**Given information:**
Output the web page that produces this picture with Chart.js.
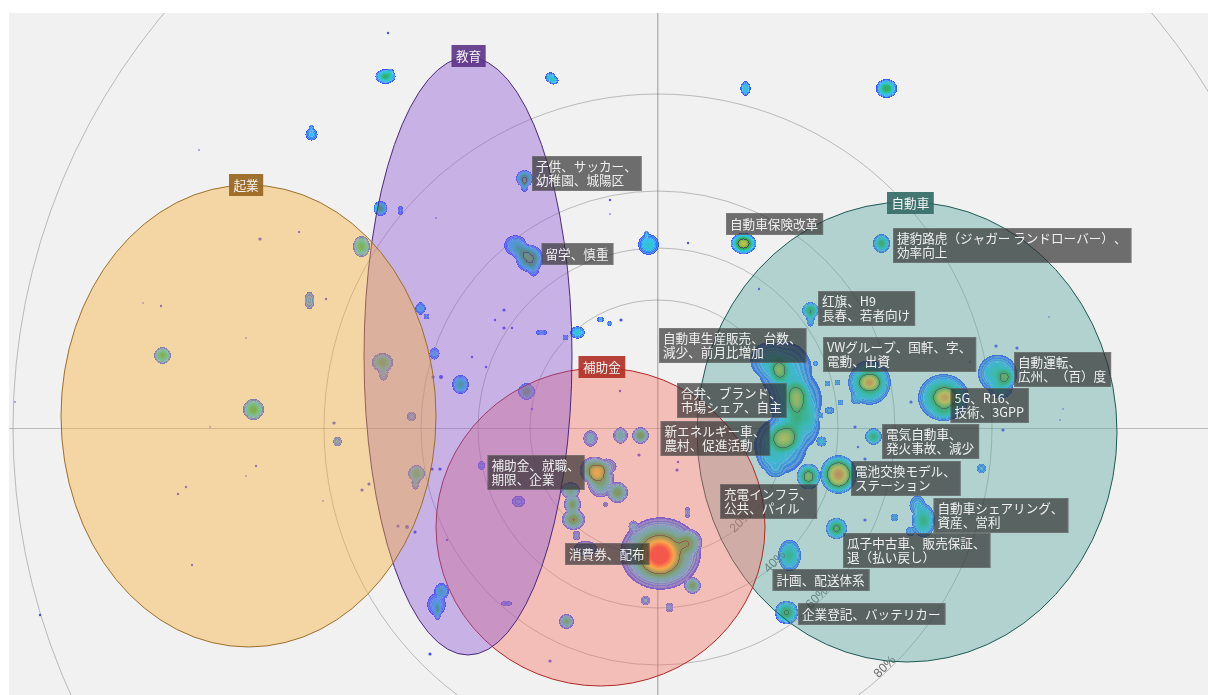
<!DOCTYPE html>
<html>
<head>
<meta charset="utf-8">
<style>
  html, body { margin: 0; padding: 0; background: #fff; overflow: hidden; }
  canvas { display: block; }
</style>
<script src="https://cdn.jsdelivr.net/npm/chart.js@4/dist/chart.umd.js"></script>
</head>
<body>
<canvas id="map" width="1208" height="695"></canvas>
<script>
// all values, in the map's own x / y units
var ringCenter = [658, 428];
var ringRadius = [128, 180, 237, 334, 645];

var percentText = ['20%', '40%', '60%', '80%'];
var percentX = [741, 775, 817, 885];
var percentY = [522, 562, 598, 667];

var topicNames = ['自動車', '補助金', '教育', '起業'];
var topicX = [907, 600.5, 468, 248.5];
var topicY = [432, 527, 356, 416];
var topicRx = [210, 164.5, 104, 187.5];
var topicRy = [230, 159, 299, 231];
var topicBoxX = [887, 578.5, 451.5, 229];
var topicBoxY = [192, 356, 45, 174];

var noteLines = [
  ['子供、サッカー、', '幼稚園、城陽区'],
  ['留学、慎重'],
  ['自動車保険改革'],
  ['捷豹路虎（ジャガー ランドローバー）、', '効率向上'],
  ['红旗、H9', '長春、若者向け'],
  ['自動車生産販売、台数、', '減少、前月比増加'],
  ['VWグループ、国軒、字、', '電動、出資'],
  ['自動運転、', '広州、（百）度'],
  ['5G、R16、', '技術、3GPP'],
  ['合弁、ブランド、', '市場シェア、自主'],
  ['新エネルギー車、', '農村、促進活動'],
  ['電気自動車、', '発火事故、減少'],
  ['電池交換モデル、', 'ステーション'],
  ['充電インフラ、', '公共、パイル'],
  ['自動車シェアリング、', '資産、営利'],
  ['瓜子中古車、販売保証、', '退（払い戻し）'],
  ['計画、配送体系'],
  ['企業登記、バッテリカー'],
  ['補助金、就職、', '期限、企業'],
  ['消費券、配布']
];
var noteX = [532, 541.5, 726, 893, 818, 659, 823, 1014, 950.5, 677, 660.5, 882, 851, 720, 933.5, 843, 772.5, 798, 487.5, 565];
var noteY = [156, 243, 213, 228, 291, 328, 337, 352, 388, 383, 421, 424, 461, 484, 498, 533, 569, 603, 455, 543];

// density peaks: x, y, reach in x, reach in y, height
var heatPeaks = [
  [385,76,9.5,7,.3], [390,72,4,4,.08], [550,77,5,5,.15], [553,80,5,4,.12], [311,128,3,4,.07], [311,134,6,6,.1],
  [745,88,5,7,.17], [886,88,10,9,.33], [524,178,8,8,.38], [524,184,4,7,.2], [380,208,6.5,7,.33],
  [400,210,3,5,.05], [361,246,8,10,.3], [309,300,5,9,.07],
  [515,245,11,10,.18], [521,251,10,9,.18], [529,258,13,13,.42], [533,268,6,8,.1],
  [648,244,10,10,.17], [646,234,3,4,.08], [420,308,5,6,.15], [426,316,3,3,.06], [434,353,5,6,.1],
  [460,384,8,9,.25], [526,391,8,8,.33], [577,332,7,6,.15], [565,337,3,3,.06], [541,332,6,3,.06],
  [600,319,4,3,.06], [609,323,3,2.5,.06], [382,362,10,9,.32], [383,372,5,8,.1],
  [162,355,8,8,.3], [253,409,10,10,.32], [411,416,4.5,5,.08], [337,441,4.5,5,.06],
  [416,473,8,8,.3], [415,482,4,7,.1], [441,591,7,8,.22], [436,604,9,11,.13], [437,610,4,9,.2],
  [594,470,14,13,.46], [600,479,13,17,.3], [606,466,10,8,.1], [617,492,10,10,.33],
  [572,504,8,10,.3], [573,519,11,10,.36], [570,490,9,8,.25], [576,535,4,5,.06],
  [590,438,7,8,.12], [620,435,7,8,.18], [640,435,8,8,.33],
  [659,555,24,24,.5], [659,555,16,16,.3], [660,553,38,34,.45], [688,542,13,13,.25], [692,585,8,8,.3], [633,526,5,6,.1], [633,537,4,3,.07],
  [645,600,5,5,.08], [669,607,4,5,.08], [566,621,7,7,.27], [687,512,3,6,.06], [585,548,12,8,.06],
  [518,501,7,6,.05], [481,465,3.5,5,.05], [506,603,6,3,.04], [605,504,3,3,.04],
  [779,370,11,14,.38], [796,397,14,18,.42], [798,412,14,14,.08], [797,423,14,14,.08], [783,438,18,16,.45],
  [785,370,26,28,.125], [795,400,26,30,.125], [795,425,24,25,.125], [780,445,26,28,.125],
  [768,360,18,18,.1], [810,415,8,20,.1], [772,458,15,14,.06], [775,470,10,7,.05],
  [808,476,11,12,.5], [838,474,17,18,.85], [869,382,13,10,.4], [869,382,20,21,.4], [856,398,6,6,.08],
  [945,397,14,12,.35], [943,397,24,22,.42], [943,412,12,8,.1], [1005,377,10,10,.3], [997,373,19,18,.2], [1000,388,12,10,.12],
  [873,436,8,8,.3], [821,441,5,5,.12], [981,468,5,5,.08],
  [923,520,11,16,.28], [917,505,8,10,.1], [910,531,5,5,.06], [894,517,4,4,.07],
  [836,528,10,10,.42], [789,555,11,15,.25], [786,612,11,11,.38], [881,243,8,9,.32],
  [743,243,12,10,.55], [810,310,8,8,.35], [810,318,4,8,.12],
  [815,363,2.5,2.5,.07], [827,383,3,3,.06], [837,382,3,3,.07], [840,402,3,3,.07], [829,410,5,4,.05], [820,415,3,3,.05]
];

// tiny isolated specks
var speckX = [388,199,260,299,143,161,326,246,436,504,495,504,512,472,486,433,441,610,610,620,532,15,40,334,210,256,246,186,178,362,369,323,192,398,415,407,430,550,432,440,447,639,678,677,1003,1063,1060,911,855,858,865,865,1017,996,970,688,759,1049,621];
var speckY = [33,150,239,232,303,306,299,338,218,310,320,328,328,357,367,377,377,200,214,391,409,402,615,423,427,466,476,487,494,490,484,501,565,526,532,527,654,661,469,469,540,455,462,470,430,409,420,402,427,447,459,520,348,346,362,243,289,317,320];
var speckR = [1.2,.8,1.6,1.2,.8,1.2,1.2,.8,.8,1.6,1.2,1.6,1.2,1.2,1.2,1.6,2,1.2,.8,1.2,1.2,.8,1.2,1.6,.8,1.2,.8,1.2,1.2,1.6,1.6,.8,1.2,1.6,1.6,2,1.6,1.6,1.6,1.6,1.2,1.6,1.2,1.6,1.6,.8,.8,1.6,1.6,1.2,1.6,1.6,1.6,1.6,.8,1.2,1.2,.8,1.6];

var cmapStops = [0, .04, .1, .2, .30, .38, .5, .65, .8, 1];
var cmapColors = [[40,70,255],[30,120,255],[40,190,245],[30,195,175],[35,170,90],[60,165,70],[160,185,60],[245,200,50],[250,140,40],[240,60,50]];
var topicFill = ['rgba(84,164,159,.4)', 'rgba(251,114,101,.4)', 'rgba(138,83,213,.4)', 'rgba(251,176,49,.4)'];
var topicLine = ['#1f5a55', '#b0282a', '#4a2a7a', '#9c6f2e'];
var topicBox = ['rgba(50,105,100,.9)', 'rgba(175,45,35,.9)', 'rgba(90,50,135,.9)', 'rgba(155,105,35,.95)'];
var outlineLevel = .35;
var heatReach = 1.12;

function cmap(f) {
  var i = 0;
  if (f >= 1) return cmapColors[cmapColors.length - 1];
  while (cmapStops[i + 1] < f) i++;
  var t = (f - cmapStops[i]) / (cmapStops[i + 1] - cmapStops[i]);
  var a = cmapColors[i], b = cmapColors[i + 1];
  return [a[0] + (b[0] - a[0]) * t, a[1] + (b[1] - a[1]) * t, a[2] + (b[2] - a[2]) * t];
}

function drawHeat(chart) {
  var sx = chart.scales.x, sy = chart.scales.y;
  var w = chart.width, h = chart.height;
  var field = new Float32Array(w * h);
  heatPeaks.forEach(function (p) {
    var cx = sx.getPixelForValue(p[0]), cy = sy.getPixelForValue(p[1]);
    var rx = Math.abs(sx.getPixelForValue(p[0] + p[2]) - cx) * heatReach;
    var ry = Math.abs(sy.getPixelForValue(p[1] + p[3]) - cy) * heatReach;
    for (var y = Math.max(0, Math.floor(cy - ry)); y <= Math.min(h - 1, Math.ceil(cy + ry)); y++) {
      for (var x = Math.max(0, Math.floor(cx - rx)); x <= Math.min(w - 1, Math.ceil(cx + rx)); x++) {
        var d = (x - cx) * (x - cx) / (rx * rx) + (y - cy) * (y - cy) / (ry * ry);
        if (d < 1) field[y * w + x] += p[4] * (1 - d) * (1 - d);
      }
    }
  });
  var off = document.createElement('canvas');
  off.width = w; off.height = h;
  var oc = off.getContext('2d');
  var img = oc.createImageData(w, h);
  for (var y = 1; y < h - 1; y++) {
    for (var x = 1; x < w - 1; x++) {
      var k = y * w + x, f = field[k];
      if (f < .004) continue;
      var c = cmap(f), alpha = 240;
      // the low contours look like ripples at the rim of the big blobs
      if (f < .1 && Math.floor(f / .014) % 2 === 1) alpha = 170;
      if (f >= outlineLevel && (field[k - 1] < outlineLevel || field[k + 1] < outlineLevel || field[k - w] < outlineLevel || field[k + w] < outlineLevel)) {
        c = [45, 60, 55]; alpha = 225;
      }
      var o = k * 4;
      img.data[o] = c[0]; img.data[o + 1] = c[1]; img.data[o + 2] = c[2]; img.data[o + 3] = alpha;
    }
  }
  oc.putImageData(img, 0, 0);
  var ctx = chart.ctx;
  ctx.save();
  ctx.filter = 'blur(0.5px)';
  ctx.drawImage(off, 0, 0);
  ctx.restore();
}

// one glyph at a time, the reference keeps full width punctuation untrimmed
function lineWidth(ctx, text) {
  var w = 0;
  Array.from(text).forEach(function (ch) { w += ctx.measureText(ch).width; });
  return w;
}
function fillLine(ctx, text, x, y) {
  Array.from(text).forEach(function (ch) {
    ctx.fillText(ch, x, y);
    x += ctx.measureText(ch).width;
  });
}

var mapPlugin = {
  id: 'mapLayers',
  beforeDraw: function (chart) {
    var a = chart.chartArea, ctx = chart.ctx;
    ctx.save();
    ctx.fillStyle = '#f1f1f1';
    ctx.fillRect(a.left, a.top, a.right - a.left, a.bottom - a.top);
    ctx.restore();
  },
  beforeDatasetsDraw: function (chart) {
    var a = chart.chartArea, ctx = chart.ctx, sx = chart.scales.x, sy = chart.scales.y;
    var ux = Math.abs(sx.getPixelForValue(1) - sx.getPixelForValue(0));
    ctx.save();
    ctx.beginPath();
    ctx.rect(a.left, a.top, a.right - a.left, a.bottom - a.top);
    ctx.clip();
    ringRadius.forEach(function (r, i) {
      ctx.beginPath();
      ctx.arc(sx.getPixelForValue(ringCenter[0]), sy.getPixelForValue(ringCenter[1]), r * ux, 0, Math.PI * 2);
      ctx.lineWidth = .7;
      ctx.strokeStyle = 'rgba(80,80,80,.5)';
      ctx.stroke();
    });
    drawHeat(chart);
    ctx.restore();
  },
  afterDatasetsDraw: function (chart) {
    var a = chart.chartArea, ctx = chart.ctx, sx = chart.scales.x, sy = chart.scales.y;
    var ux = Math.abs(sx.getPixelForValue(1) - sx.getPixelForValue(0));
    var uy = Math.abs(sy.getPixelForValue(1) - sy.getPixelForValue(0));
    ctx.save();
    ctx.beginPath();
    ctx.rect(a.left, a.top, a.right - a.left, a.bottom - a.top);
    ctx.clip();
    // ring percentages
    ctx.font = '12.5px "Liberation Sans", sans-serif';
    ctx.fillStyle = 'rgba(95,95,95,.9)';
    ctx.textAlign = 'center';
    ctx.textBaseline = 'middle';
    percentText.forEach(function (t, i) {
      ctx.save();
      ctx.translate(sx.getPixelForValue(percentX[i]), sy.getPixelForValue(percentY[i]));
      ctx.rotate(-Math.PI / 4);
      ctx.fillText(t, 0, 0);
      ctx.restore();
    });
    // topic ellipses, bottom to top
    topicNames.forEach(function (name, i) {
      ctx.beginPath();
      ctx.ellipse(sx.getPixelForValue(topicX[i]), sy.getPixelForValue(topicY[i]), topicRx[i] * ux, topicRy[i] * uy, 0, 0, Math.PI * 2);
      ctx.fillStyle = topicFill[i];
      ctx.fill();
      ctx.lineWidth = 1;
      ctx.strokeStyle = topicLine[i];
      ctx.stroke();
    });
    ctx.font = '12.6px "Noto Sans CJK JP", sans-serif';
    // note boxes
    ctx.textAlign = 'left';
    noteLines.forEach(function (lines, i) {
      var x = sx.getPixelForValue(noteX[i]), y = sy.getPixelForValue(noteY[i]);
      var w = 0;
      lines.forEach(function (l) { w = Math.max(w, lineWidth(ctx, l)); });
      var h = lines.length === 1 ? 22 : 35;
      ctx.fillStyle = 'rgba(45,45,45,.68)';
      ctx.fillRect(x, y, w + 9, h);
      ctx.strokeStyle = 'rgba(150,150,150,.35)';
      ctx.lineWidth = 1;
      ctx.strokeRect(x + .5, y + .5, w + 8, h - 1);
      ctx.fillStyle = '#f0f0f0';
      lines.forEach(function (l, n) {
        fillLine(ctx, l, x + 4, y + (lines.length === 1 ? 11 : 10.5 + n * 13.7));
      });
    });
    // topic name tags
    ctx.textAlign = 'center';
    topicNames.forEach(function (name, i) {
      var x = sx.getPixelForValue(topicBoxX[i]), y = sy.getPixelForValue(topicBoxY[i]);
      var w = ctx.measureText(name).width + 9;
      ctx.fillStyle = topicBox[i];
      ctx.fillRect(x, y, w, 22);
      ctx.fillStyle = '#f5f5f5';
      ctx.fillText(name, x + w / 2, y + 11);
    });
    ctx.restore();
  }
};

new Chart(document.getElementById('map'), {
  type: 'bubble',
  data: {
    datasets: [{
      label: 'specks',
      data: speckX.map(function (x, i) { return { x: x, y: speckY[i], r: speckR[i] }; }),
      backgroundColor: 'rgba(50,50,240,.85)',
      borderWidth: 0
    }]
  },
  options: {
    responsive: false,
    animation: false,
    layout: { autoPadding: false, padding: { left: 9, top: 13, right: 0, bottom: 0 } },
    plugins: { legend: { display: false }, tooltip: { enabled: false } },
    scales: {
      x: {
        type: 'linear', min: 9, max: 1208,
        afterBuildTicks: function (s) { s.ticks = [{ value: ringCenter[0] }]; },
        ticks: { display: false },
        border: { display: false },
        grid: { color: 'rgba(110,110,110,.45)', lineWidth: 1.5, drawTicks: false }
      },
      y: {
        type: 'linear', min: 13, max: 695, reverse: true,
        afterBuildTicks: function (s) { s.ticks = [{ value: ringCenter[1] }]; },
        ticks: { display: false },
        border: { display: false },
        grid: { color: 'rgba(110,110,110,.4)', lineWidth: 1, drawTicks: false }
      }
    }
  },
  plugins: [mapPlugin]
});
</script>
</body>
</html>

**Problem description:** Set down again, exactly, the lines of the material above from its first line to the one with "var topicBoxY = [192, 356, 45, 174];", inclusive. Leave the pictures out.

**Completed exercise:**
Output the web page that produces this picture with Chart.js.
<!DOCTYPE html>
<html>
<head>
<meta charset="utf-8">
<style>
  html, body { margin: 0; padding: 0; background: #fff; overflow: hidden; }
  canvas { display: block; }
</style>
<script src="https://cdn.jsdelivr.net/npm/chart.js@4/dist/chart.umd.js"></script>
</head>
<body>
<canvas id="map" width="1208" height="695"></canvas>
<script>
// all values, in the map's own x / y units
var ringCenter = [658, 428];
var ringRadius = [128, 180, 237, 334, 645];

var percentText = ['20%', '40%', '60%', '80%'];
var percentX = [741, 775, 817, 885];
var percentY = [522, 562, 598, 667];

var topicNames = ['自動車', '補助金', '教育', '起業'];
var topicX = [907, 600.5, 468, 248.5];
var topicY = [432, 527, 356, 416];
var topicRx = [210, 164.5, 104, 187.5];
var topicRy = [230, 159, 299, 231];
var topicBoxX = [887, 578.5, 451.5, 229];
var topicBoxY = [192, 356, 45, 174];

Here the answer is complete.